I was in the early childhood stage of feeling anxious about people watching me going to the bathroom. Meanwhile, I was reading a comic book about The Invisible Man. So I worried, of course, about the possibility that in spite of my diligent effort to shut and lock the bathroom door, the Invisible Man might be present, watching me pee.

But then I realized, with relief, that The Invisible Man watches everyone pee. So it's no problem. No shame!

As with the rest of these postcards, a simple childhood insight was deliberately sent forward, to my great benefit. On a pragmatic level, I don't get uptight during my female doctor's prostate check. On a spiritual level, I've become less ashamed of past misdeeds. If anyone - real or imagined - were tallying them, I take comfort in knowing that my mound of wickedness and transgression pales in comparison to humanity's cumulative towering mountain. To anyone who might take stock, I'm an unexceptional parasite.

This helps, because I've had a problem with shame all my life. It's not from my parents. I'm to blame (ha!), by choosing to hold myself to a moral standard that I frequently miss. A terrible combination! But as my "Invisible Man" epiphany continues to expand - even now, five decades later - I no longer cringe at my remembered failings. And I only very rarely blurt out random stuff after flashing recollections of embarrassment. When wrongly accused, I chuckle and shrug, no weight added to my burden. And when I'm genuinely to blame, I apologize sincerely, and, if I'm lucky, enjoy absolution via refusal of my apology (thankfully, few people graciously accept apologies nowadays; it's a major saving grace of this world).

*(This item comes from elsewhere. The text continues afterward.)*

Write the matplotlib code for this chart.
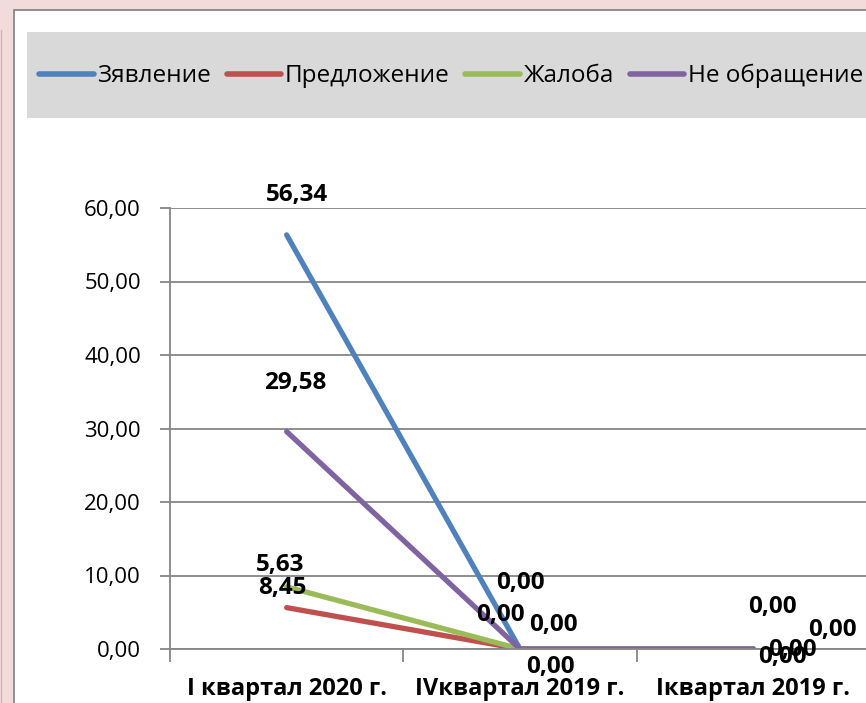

As a result, while "deserve" isn't a word I use much (it's one of those theatrical terms humans concoct to keep themselves miserable), at age 55 I'm starting to feel like I deserve to be here. That might sound odd, but most people subconsciously feel undeserving of existence (and largely blame it on whichever personal characteristic they spend their time obsessing about).


How do I know most people feel undeserving of existence? Because I sense their ruminations. But they needn't worry. The Invisible Man watches everyone pee.